Research the "San Remo" legacy. Even though it happened in 1920, the 1945 map is the final, hardened version of those decisions. Compare the 1945 borders of Syria to the current "zones of control" in the Syrian Civil War. You'll notice that the 1945 borders are the ones the international community keeps trying to "restore," even though those borders might be the very thing causing the friction.
Study the oil concessions. If you overlay a map of 1945 oil exploration rights over a map of modern military bases, the overlap is almost 1:1.
Understand the "Minority Rule" trap. In 1945, many of these borders were drawn to give certain minority groups (like the Maronites in Lebanon) a "safe haven," which inadvertently created a system where one group had to dominate others to stay safe. This is the root of the sectarianism that defines the region's politics today.

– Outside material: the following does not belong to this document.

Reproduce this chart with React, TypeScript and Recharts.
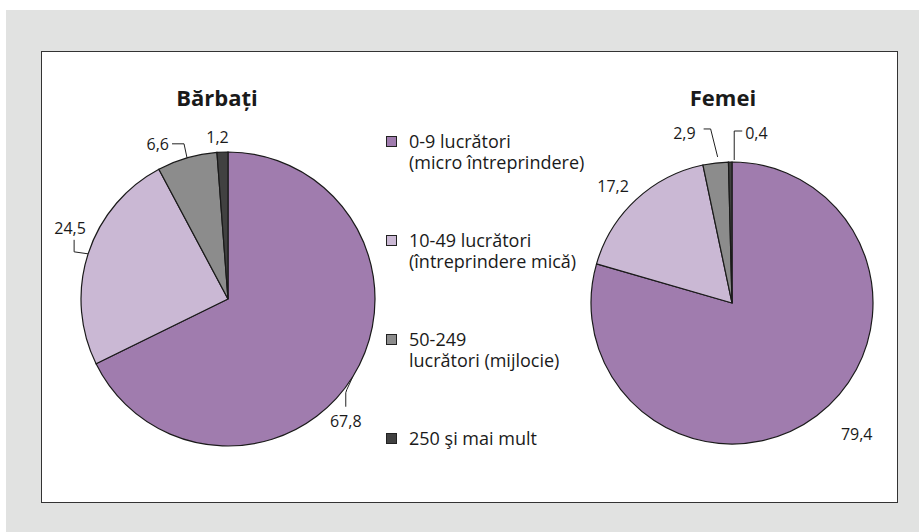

The map isn't just a piece of paper. It's a set of instructions. And in 1945, the instructions were written in a language that the people living there didn't speak. To understand the news today, you have to understand the ink that was drying back then.
Start by finding a high-resolution scan of a 1945 National Geographic map of the region. Look at the "Neutral Zones" between Saudi Arabia, Iraq, and Kuwait. Those little diamond-shaped "no man's lands" existed because even the British couldn't decide where the line should go. They finally disappeared in the 80s and 90s, but the fact they existed at all tells you everything you need to know about how arbitrary this all was.
Don't just memorize the names of the countries. Understand the gaps between them. That’s where the real history is hidden.